Marriage Equality Safe in New Hampshire.

After the Republicans took control of the NH state assembly last November, there were some fears that they would attempt to repeal the marriage equality legislation which was enacted in 2009. However, the state GOP leadership has announced that this is not on their agenda "for this year". Same sex marriage is safe - for now. 

What about next year? Will the issue then appear on the agenda? Well, no. The GOP won't like to admit it, but in every jurisdiction where legal provision has been made for same sex marriage, the population has found that surprise- the sky has not fallen in, their own marriages have not been threatened, and life goes on as before - except for some businesses people, who find that they benefit from increased wedding and tourism customers. Living with the facts of gay marriage, and not the imaginary threats, quickly reduces the opposition.  

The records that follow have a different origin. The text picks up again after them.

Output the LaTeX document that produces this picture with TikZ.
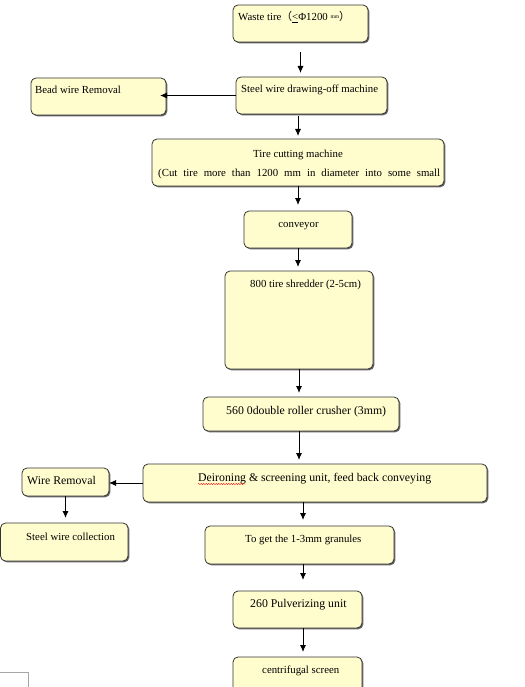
\documentclass[tikz,border=0pt]{standalone}
\usepackage{fontspec}
\setmainfont{Liberation Serif}
\newfontfamily\cjk{Noto Sans CJK SC}
\usetikzlibrary{calc,shadows,arrows.meta,decorations.pathmorphing}
\definecolor{boxfill}{RGB}{255,252,206}

\begin{document}
\begin{tikzpicture}[x=1pt, y=-1pt, >={Latex[length=7pt,width=6pt]}]
	% Styles
	\tikzstyle{stagebox}=[draw=black!80, fill=boxfill, rectangle, rounded corners=5pt, line width=0.8pt, inner sep=0pt, outer sep=0pt, drop shadow={shadow xshift=1.3pt, shadow yshift=-1.3pt, fill=black!60, opacity=1}]
	\tikzstyle{arrow}=[->, line width=0.9pt]
	\tikzstyle{lbl}=[font={\fontsize{10.8}{13}\selectfont}, inner sep=0pt, anchor=base west]
	\tikzstyle{biglbl}=[lbl, font={\fontsize{11.8}{14}\selectfont}]

	\useasboundingbox (0,0) rectangle (524,687);
	\clip (0,0) rectangle (524,687);

	% Stages
	\node[stagebox, minimum width=135pt, minimum height=37pt] (waste) at (300.5,23.5) {};
	\node[stagebox, minimum width=151pt, minimum height=37pt] (steel) at (311.5,95.5) {};
	\node[stagebox, minimum width=135pt, minimum height=37pt] (bead) at (98.5,96.5) {};
	\node[stagebox, minimum width=292pt, minimum height=47pt] (cutting) at (298,162.5) {};
	\node[stagebox, minimum width=108pt, minimum height=37pt] (conveyor) at (298,229.5) {};
	\node[stagebox, minimum width=148pt, minimum height=98pt] (shredder) at (299,320) {};
	\node[stagebox, minimum width=196pt, minimum height=34pt] (crusher) at (301,414) {};
	\node[stagebox, minimum width=344pt, minimum height=38pt] (deiron) at (315,483) {};
	\node[stagebox, minimum width=87pt, minimum height=28pt] (wire) at (65.5,482) {};
	\node[stagebox, minimum width=127.5pt, minimum height=38pt] (coll) at (64.25,542) {};
	\node[stagebox, minimum width=189pt, minimum height=38pt] (granules) at (299.5,545) {};
	\node[stagebox, minimum width=129pt, minimum height=37pt] (pulver) at (297.5,609.5) {};
	\node[stagebox, minimum width=129pt, minimum height=48pt] (screen) at (297.5,681) {};

	% Texts
	\node[lbl] (wasteLbl) at (238,21) {Waste tire{\cjk （}\underline{<}Φ1200 \raisebox{2pt}{\fontsize{5.5}{6}\selectfont mm}{\cjk ）}};
	\node[lbl] (steelLbl) at (241,93) {Steel wire drawing-off machine};
	\node[lbl] (beadLbl) at (35,94) {Bead wire Removal};
	\node[lbl, anchor=base] (cuttingLbl) at (298,157.5) {Tire cutting machine};
	\node[lbl] (cuttingLbl2) at (158,176.5) {\makebox[282pt][s]{(Cut tire more than 1200 mm in diameter into some small}};
	\node[lbl, anchor=base] (conveyorLbl) at (298.5,227) {conveyor};
	\node[lbl] (shredderLbl) at (250,287) {800 tire shredder (2-5cm)};
	\node[biglbl] (crusherLbl) at (226,414) {560 0double roller crusher (3mm)};
	\node[biglbl] (deironLbl) at (198,481.5) {Deironing \& screening unit, feed back conveying};
	\node[biglbl] (wireLbl) at (27,484) {Wire Removal};
	\node[lbl] (collLbl) at (26,540) {Steel wire collection};
	\node[lbl] (granulesLbl) at (245,542) {To get the 1-3mm granules};
	\node[biglbl] (pulverLbl) at (250,607) {260 Pulverizing unit};
	\node[lbl] (screenLbl) at (262,673) {centrifugal screen};

	% spell check mark
	\draw[red, decorate, decoration={snake, amplitude=0.6pt, segment length=2.5pt}] ($(deironLbl.base west)+(0,2.5)$) -- ($(deironLbl.base west)+(47,2.5)$);

	% Arrows
	\coordinate (mainline) at (303,0);
	\draw[arrow, shorten <=10pt, shorten >=4pt] (waste.south) -- (waste.south |- steel.north);
	\draw[arrow, shorten <=2pt, shorten >=3pt] (cutting.north |- steel.south) -- (cutting.north);
	\draw[arrow, shorten >=6pt] (cutting.south) -- (cutting.south |- conveyor.north);
	\draw[arrow, shorten >=4pt] (conveyor.south) -- (conveyor.south |- shredder.north);
	\draw[arrow, shorten >=4pt] (shredder.south) -- (shredder.south |- crusher.north);
	\draw[arrow, shorten >=4pt] (shredder.south |- crusher.south) -- (shredder.south |- deiron.north);
	\draw[arrow, shorten >=6pt] (deiron.south -| mainline) -- (granules.north -| mainline);
	\draw[arrow, shorten >=11pt] (granules.south -| mainline) -- (pulver.north -| mainline);
	\draw[arrow, shorten >=5pt] (pulver.south -| mainline) -- (screen.north -| mainline);

	% Side branches
	\draw[arrow, shorten >=-6pt] (steel.west) -- (steel.west -| bead.east);
	\draw[arrow] (deiron.west) -- (deiron.west -| wire.east);
	\draw[arrow, shorten >=5pt] (wire.south) -- (wire.south |- coll.north);

	% page corner mark
	\draw[black!35, line width=0.6pt] (0,672) -- (28,672) -- (28,687);
\end{tikzpicture}
\end{document}
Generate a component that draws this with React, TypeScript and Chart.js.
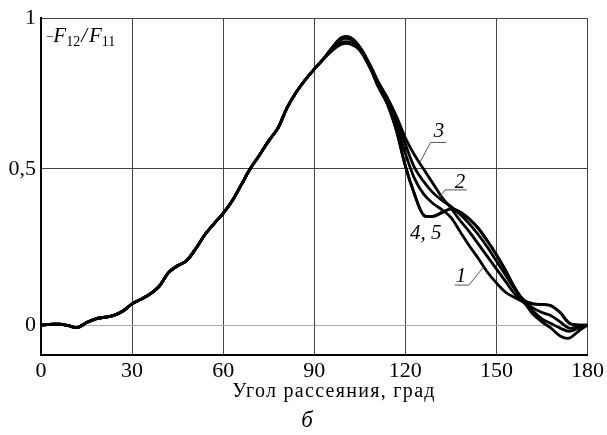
import React, { useEffect, useRef } from "react";
import { Chart, registerables } from "chart.js";

Chart.register(...registerables);

// Scattering angle (deg) – shared part of all curves
const commonAngles = [0, 3, 6, 9, 12, 15, 18, 21, 24, 27, 30, 33, 36, 39, 42, 45, 48, 51, 54, 57, 60, 63, 66, 69, 72, 75, 78, 81, 84, 87, 90, 93];
const commonValues = [0, 0.002, 0.003, -0.002, -0.008, 0.008, 0.02, 0.025, 0.031, 0.045, 0.068, 0.083, 0.1, 0.125, 0.168, 0.19, 0.207, 0.245, 0.29, 0.325, 0.358, 0.398, 0.45, 0.502, 0.545, 0.59, 0.63, 0.695, 0.745, 0.785, 0.82, 0.852];

// Diverging part
const tailAngles = [96, 99, 102, 105, 108, 111, 114, 117, 120, 123, 126, 129, 132, 135, 138, 141, 144, 147, 150, 153, 156, 159, 162, 165, 168, 171, 174, 177, 180];
const tail1 = [0.88, 0.9, 0.9, 0.88, 0.83, 0.775, 0.72, 0.645, 0.55, 0.47, 0.42, 0.39, 0.37, 0.345, 0.3, 0.255, 0.214, 0.17, 0.135, 0.105, 0.088, 0.072, 0.035, 0.01, -0.01, -0.035, -0.042, -0.02, 0];
const tail2 = [0.885, 0.905, 0.905, 0.885, 0.84, 0.78, 0.725, 0.66, 0.58, 0.505, 0.46, 0.425, 0.4, 0.38, 0.355, 0.325, 0.29, 0.25, 0.205, 0.16, 0.115, 0.078, 0.055, 0.04, 0.03, 0.01, -0.01, -0.005, 0];
const tail3 = [0.885, 0.915, 0.915, 0.89, 0.84, 0.78, 0.73, 0.67, 0.6, 0.545, 0.5, 0.455, 0.41, 0.375, 0.335, 0.3, 0.26, 0.22, 0.18, 0.14, 0.1, 0.075, 0.045, 0.02, 0.005, -0.01, -0.02, -0.01, 0];
const tail4 = [0.89, 0.92, 0.92, 0.89, 0.835, 0.765, 0.71, 0.625, 0.51, 0.42, 0.352, 0.348, 0.36, 0.372, 0.362, 0.34, 0.31, 0.27, 0.225, 0.175, 0.12, 0.08, 0.068, 0.066, 0.062, 0.04, 0.006, 0, 0];
const tail5 = [0.89, 0.92, 0.92, 0.89, 0.835, 0.765, 0.71, 0.625, 0.51, 0.42, 0.352, 0.348, 0.36, 0.372, 0.362, 0.34, 0.31, 0.27, 0.225, 0.175, 0.12, 0.08, 0.068, 0.066, 0.062, 0.04, 0.006, 0, 0];

const yTickValues = [0, 0.5, 0.983];
const yTickLabels = ["0", "0,5", "1"];

const SERIF = "'Liberation Serif', 'DejaVu Serif', serif";

function buildSeries(tail: number[]) {
  return [
    ...commonAngles.map((a, i) => ({ x: a, y: commonValues[i] })),
    ...tailAngles.map((a, i) => ({ x: a, y: tail[i] })),
  ];
}

const annotations = {
  id: "annotations",
  afterDatasetsDraw(chart: any) {
    const ctx = chart.ctx;
    const xs = chart.scales.x;
    const ys = chart.scales.y;
    const X = (d: number) => xs.getPixelForValue(d);
    const Y = (v: number) => ys.getPixelForValue(v);
    ctx.save();
    // leader lines
    ctx.strokeStyle = "#555";
    ctx.lineWidth = 1;
    const seg = (pts: number[][]) => {
      ctx.beginPath();
      pts.forEach((p, i) => {
        const px = X(p[0]);
        const py = Y(p[1]);
        if (i === 0) ctx.moveTo(px, py);
        else ctx.lineTo(px, py);
      });
      ctx.stroke();
    };
    seg([[133.5, 0.585], [128.3, 0.585], [124.7, 0.519]]);
    seg([[140.3, 0.433], [133.1, 0.433], [131.1, 0.408]]);
    seg([[136.3, 0.128], [140.9, 0.128], [145.7, 0.185]]);

    ctx.fillStyle = "#000";
    ctx.font = `italic 21px ${SERIF}`;
    ctx.textAlign = "center";
    ctx.textBaseline = "middle";
    ctx.fillText("3", X(131.1), Y(0.62));
    ctx.fillText("2", X(138.0), Y(0.456));
    ctx.fillText("4, 5", X(126.7), Y(0.293));
    ctx.fillText("1", X(138.3), Y(0.156));

    // y-axis label -F12/F11
    const ca = chart.chartArea;
    let x = ca.left + 5;
    const base = ca.top + 24;
    ctx.textAlign = "left";
    ctx.textBaseline = "alphabetic";
    const put = (t: string, font: string, dy = 0) => {
      ctx.font = font;
      ctx.fillText(t, x, base + dy);
      x += ctx.measureText(t).width;
    };
    put("\u2212", `13px ${SERIF}`, -1);
    put("F", `italic 21px ${SERIF}`);
    put("12", `14px ${SERIF}`, 4);
    x += 1;
    put("/", `italic 21px ${SERIF}`);
    x += 2;
    put("F", `italic 21px ${SERIF}`);
    put("11", `14px ${SERIF}`, 4);

    // x-axis title and figure letter
    ctx.textAlign = "center";
    ctx.font = `20px ${SERIF}`;
    (ctx as any).letterSpacing = "1.3px";
    ctx.fillText("Угол рассеяния, град", 334, 397);
    (ctx as any).letterSpacing = "0px";
    ctx.font = `italic 23px ${SERIF}`;
    ctx.fillText("б", 307, 427);
    ctx.restore();
  },
};

export default function App() {
  const ref = useRef<HTMLCanvasElement>(null);
  useEffect(() => {
    if (!ref.current) return;
    const series = [tail1, tail2, tail3, tail4, tail5];
    const chart = new Chart(ref.current, {
      type: "line",
      data: {
        datasets: series.map((t, i) => ({
          label: String(i + 1),
          data: buildSeries(t),
          borderColor: "#000",
          borderWidth: 2.8,
          pointRadius: 0,
          tension: 0.35,
          fill: false,
        })),
      },
      options: {
        animation: false,
        responsive: true,
        maintainAspectRatio: false,
        layout: { padding: { top: 13, right: 9, left: 0, bottom: 0 } },
        plugins: { legend: { display: false }, tooltip: { enabled: false } },
        scales: {
          x: {
            type: "linear",
            min: 0,
            max: 180,
            ticks: {
              stepSize: 30,
              color: "#000",
              font: { family: SERIF, size: 22 },
              padding: 3,
              maxRotation: 0,
            },
            grid: { color: "#444", lineWidth: 1, drawTicks: false },
            border: { color: "#000", width: 2 },
            afterFit(s: any) {
              s.height = 80;
            },
          },
          y: {
            type: "linear",
            min: -0.096,
            max: 0.983,
            afterBuildTicks(s: any) {
              s.ticks = yTickValues.map((v) => ({ value: v }));
            },
            ticks: {
              color: "#000",
              font: { family: SERIF, size: 22 },
              padding: 5,
              callback: (v: any) => {
                const i = yTickValues.indexOf(Number(v));
                return i >= 0 ? yTickLabels[i] : "";
              },
            },
            grid: {
              color: (c: any) => (c.tick && c.tick.value === 0 ? "#aaa" : "#444"),
              lineWidth: 1,
              drawTicks: false,
            },
            border: { color: "#000", width: 2 },
            afterFit(s: any) {
              s.width = 41;
            },
          },
        },
      },
      plugins: [annotations],
    });
    return () => chart.destroy();
  }, []);
  return (
    <div style={{ position: "fixed", left: 0, top: 0, width: 607, height: 435, background: "#fff" }}>
      <canvas ref={ref} />
    </div>
  );
}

Even next year, the GOP are unlikely to take up the repeal of gay marriage. If they attempt it, they will find that not all their legislators will co-operate. An increasing number of Republicans are seeing that there is a conservative case for gay marriage,and against interfering in the bedrooms of citizens. I think we can safely say that marriage equality is safe in New Hampshire - period.

From the Washington Post
Gay marriage repeal not on NH GOP agenda this year
CONCORD, N.H. -- Republicans who control the New Hampshire House have decided that repealing the state's gay marriage law won't be on their agenda this year.
House Republican Leader D.J. Bettencourt confirmed to The Associated Press on Wednesday that jobs and the economy will be the top priorities on an agenda to be announced Thursday. Bettencourt says there's widespread agreement that social issues will have to take a back seat.
Gay marriage was enacted in 2009 when Democrats controlled the Legislature. Democratic Gov. John Lynch signed the law and has since said he would veto any repeal attempt.
Conservatives were hoping for enough votes for both a repeal and veto override after voters in November gave Republicans control of the Legislature. Lynch defeated a Republican challenger who opposed gay marriage, despite ads run by national groups criticizing his decision to sign the bill.